A trial is scheduled for April 25 to decide damages owed to truck drivers after a federal arbitrator found that motor carrier Central Refrigerated Service Inc. misclassified drivers as independent contractors.
All aspects of the truck drivers’ workdays were fully controlled by Central Refrigerated based on the equipment leasing and contractor agreements, which categorizes them as employees rather than contractors, federal arbitrator Patrick Irvine ruled in October 2016.
Irvine also found that the drivers should have been covered by federal minimum-wage laws and paid for every hour they worked under the Fair Labor Standards Act.
There are approximately 1,300 drivers as part of the collective arbitration, and 350 truck drivers with individual arbitration claims, plaintiffs’ attorney Dan Getman told Trucks.com.
Central Refrigerated, which specializes in temperature-controlled freight transportation, was acquired by corporate parent Swift Transportation in 2013. Jerry Moyes, the chief executive and controlling stockholder of Swift, was the principal owner of Central Refrigerated.
Central Refrigerated did not respond to a Trucks.com request for comment about the case.
“[Central Refrigerated] controls the manner in which the work is performed.

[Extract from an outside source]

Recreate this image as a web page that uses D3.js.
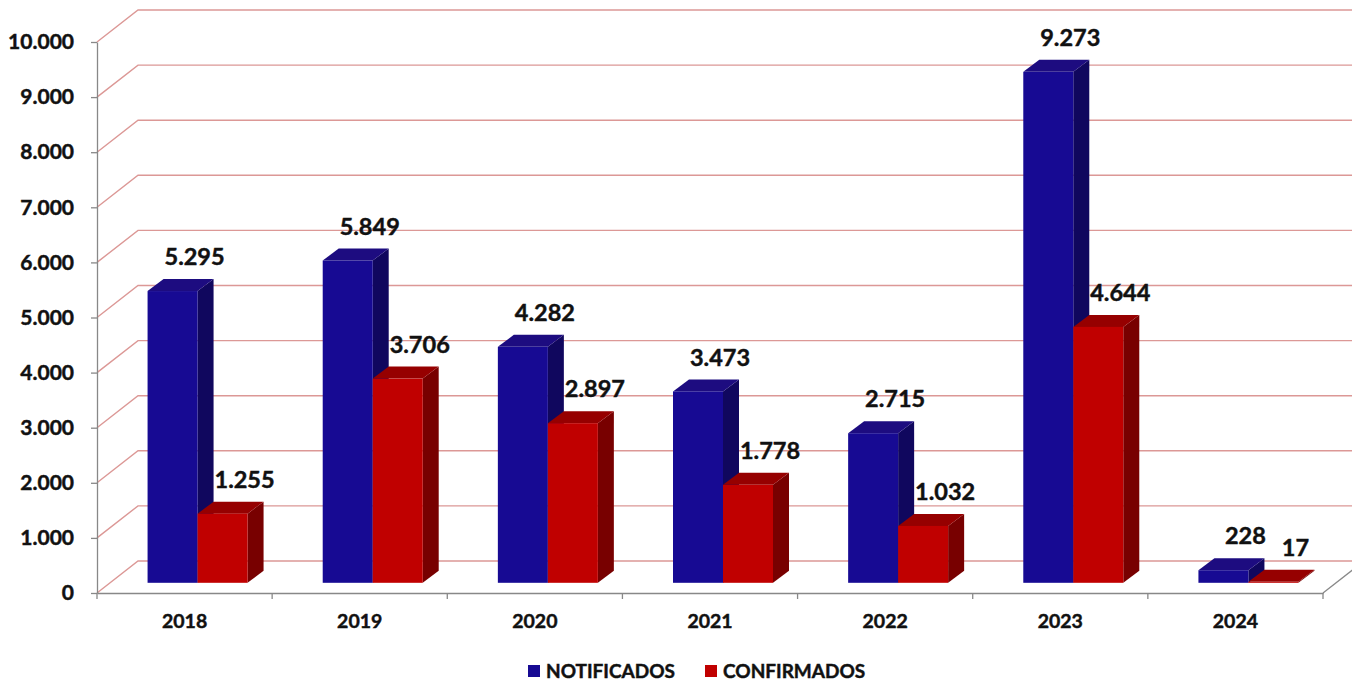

Central Refrigerated assigns jobs and determines how much drivers will be paid for the jobs. The economic reality of the leases with [Central] Leasing effectively control how much drivers have to work because of the expenses imposed on the drivers by the leases,” Irvine wrote in his opinion.
The case has dragged on since June 2012 when truck drivers filed a collective and class-action lawsuit against Central Refrigerated. They alleged in their lawsuit that the Utah-based motor carrier controlled every aspect of their jobs. They also claimed that they are really employee drivers – not independent contractors, which the company outlined in their contracts.
Truckers for Swift Transportation Co. have been fighting a similar battle over driver misclassification.
A federal judge in that case found the drivers to be employees of the motor carrier. However, Swift has appealed the ruling and has asked the 9th U.S. Circuit Court of Appeals to review the January decision.